Skip the pictures and quote all of the lines exactly.

[Start of Collected material]

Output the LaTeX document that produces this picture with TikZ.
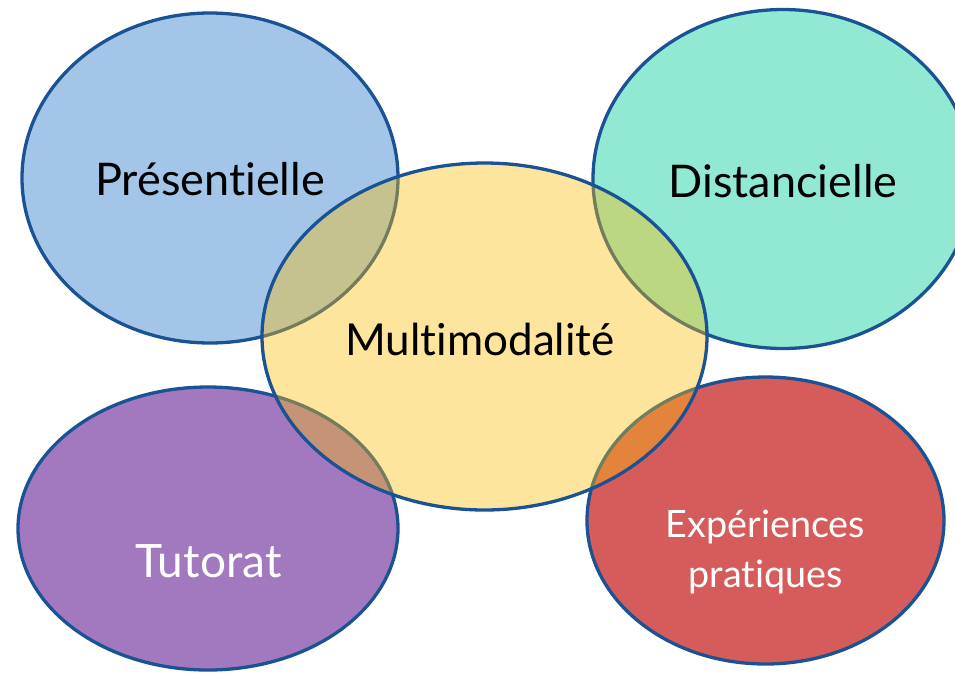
\documentclass[tikz,border=0pt]{standalone}
\usepackage{fontspec}
\setmainfont{Lato}[Ligatures={NoCommon,NoRequired,NoContextual}]
\usetikzlibrary{shapes.geometric}
\definecolor{bord}{RGB}{26,82,147}
\definecolor{cblue}{RGB}{163,198,232}
\definecolor{cteal}{RGB}{145,233,211}
\definecolor{cpurple}{RGB}{162,121,191}
\definecolor{cred}{RGB}{214,92,92}
\definecolor{cyellow}{RGB}{250,190,10}
\begin{document}
\begin{tikzpicture}[x=1pt,y=-1pt,
  bub/.style={ellipse, draw=bord, line width=3.3pt, inner sep=0pt},
  lbl/.style={anchor=base, inner sep=0pt, font=\fontsize{45}{54}\selectfont}]
\useasboundingbox (0,0) rectangle (955,673);
\clip (0,0) rectangle (955,673);
\node[bub, fill=cblue, minimum width=376pt, minimum height=330pt] (pres) at (210,178) {};
\node[bub, fill=cteal, minimum width=380pt, minimum height=339pt] (dist) at (783,179) {};
\node[bub, fill=cpurple, minimum width=380pt, minimum height=283pt] (tut) at (208,528.5) {};
\node[bub, fill=cred, minimum width=357pt, minimum height=287pt] (exp) at (765.5,520.5) {};
\node[bub, fill=cyellow, fill opacity=0.4, minimum width=445pt, minimum height=347pt] (multi) at (484.5,336.5) {};
\node[lbl] (tpres) at (210,195) {Présentielle};
\node[lbl] (tdist) at (783,197) {Distancielle};
\node[lbl, font=\fontsize{44}{54}\selectfont] (tmulti) at (480,355) {Multimodalité};
\node[lbl, text=white, font=\fontsize{46}{56}\selectfont] (ttut) at (208.5,577) {Tutorat};
\node[lbl, text=white, align=center, font=\fontsize{37.7}{50}\selectfont] (texp) at (765.5,587) {Expériences\\pratiques};
\end{tikzpicture}
\end{document}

[End of Collected material]

## Correct response
Output the LaTeX document that produces this picture with TikZ.
\documentclass[tikz,border=0pt]{standalone}
\usepackage{fontspec}
\setmainfont{Lato}[Ligatures={NoCommon,NoRequired,NoContextual}]
\usetikzlibrary{shapes.geometric}
\definecolor{bord}{RGB}{26,82,147}
\definecolor{cblue}{RGB}{163,198,232}
\definecolor{cteal}{RGB}{145,233,211}
\definecolor{cpurple}{RGB}{162,121,191}
\definecolor{cred}{RGB}{214,92,92}
\definecolor{cyellow}{RGB}{250,190,10}
\begin{document}
\begin{tikzpicture}[x=1pt,y=-1pt,
  bub/.style={ellipse, draw=bord, line width=3.3pt, inner sep=0pt},
  lbl/.style={anchor=base, inner sep=0pt, font=\fontsize{45}{54}\selectfont}]
\useasboundingbox (0,0) rectangle (955,673);
\clip (0,0) rectangle (955,673);
\node[bub, fill=cblue, minimum width=376pt, minimum height=330pt] (pres) at (210,178) {};
\node[bub, fill=cteal, minimum width=380pt, minimum height=339pt] (dist) at (783,179) {};
\node[bub, fill=cpurple, minimum width=380pt, minimum height=283pt] (tut) at (208,528.5) {};
\node[bub, fill=cred, minimum width=357pt, minimum height=287pt] (exp) at (765.5,520.5) {};
\node[bub, fill=cyellow, fill opacity=0.4, minimum width=445pt, minimum height=347pt] (multi) at (484.5,336.5) {};
\node[lbl] (tpres) at (210,195) {Présentielle};
\node[lbl] (tdist) at (783,197) {Distancielle};
\node[lbl, font=\fontsize{44}{54}\selectfont] (tmulti) at (480,355) {Multimodalité};
\node[lbl, text=white, font=\fontsize{46}{56}\selectfont] (ttut) at (208.5,577) {Tutorat};
\node[lbl, text=white, align=center, font=\fontsize{37.7}{50}\selectfont] (texp) at (765.5,587) {Expériences\\pratiques};
\end{tikzpicture}
\end{document}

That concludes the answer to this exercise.